Cultura e Spettacoli

Il liberalismo? Per i bambini è favoloso

Trama: una famiglia di scapestrati assistiti dallo Stato in tutto e per tutto (si va dal sussidio di disoccupazione a una finta invalidità totale) finisce per caso in una terra di nessuno in riva al mare. Un raro angolo di America in cui, come ai tempi dei pionieri, è possibile piantare letteralmente le tende e dire, dopo sei mesi di permanenza: «Questo terreno mi appartiene». Gli sfaticati, i Kwimper, lentamente si inventano una attività imprenditoriale di crescente successo e rinnegano i sussidi. La burocrazia cerca di farli sloggiare, ma loro si oppongono facendo leva proprio sulle debolezze della burocrazia stessa: per fortuna il capofamiglia sa come infinocchiare i funzionari a colpi di cavilli contenuti nella sterminata mole di leggi a disposizione (oppure inventati ad hoc, tanto è impossibile controllare). I Kwimper ne passano di tutti i colori. Devono battere non solo il governo occhiuto, ma anche la criminalità e infine le intemperie. Solo di fronte alle tasse (inevitabili come la morte, come vuole il luogo comune) dovranno in parte chinare il capo.
Il romanzo comico (ma serissimo nei fini) Vacanze matte di Richard Powell (Einaudi) è quindi una divertentissima apologia dello spirito americano.
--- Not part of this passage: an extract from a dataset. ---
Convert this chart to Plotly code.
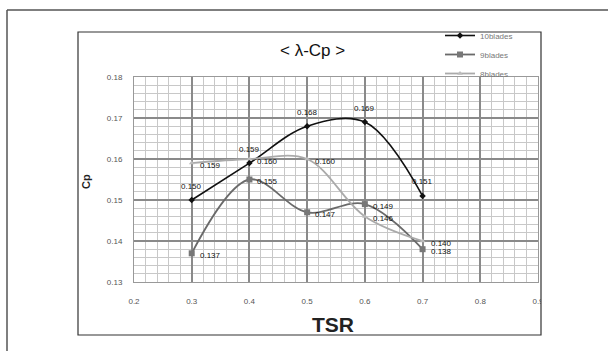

Il libro non è inedito in Italia (uscì nel 1967 per Garzanti), ma torna sulla scia di una mobilitazione in Rete. Perché questa fiammata di popolarità improvvisa? Forse per il suo contenuto nettamente anarco-capitalista, in questo momento in sintonia con la tanto invocata lotta agli sprechi, alla casta, alla burocrazia, etc. Eppure, visto che siamo in Italia, e sembra brutto, quasi poco educato, far professione di antistatalismo, è toccato leggere che i Kwimper sarebbero la negazione vivente del sogno a stelle e strisce, oppure, come scrive Francesco Piccolo nell’introduzione al volume, che alla fine i Kwimper, sfruttando lo Stato, non fanno che ribadire il loro senso d’appartenenza alla comunità: «È un modo di dire: lo Stato è roba mia, lo Stato siamo noi».

Peccato che il senso del libro sia esattamente l’opposto.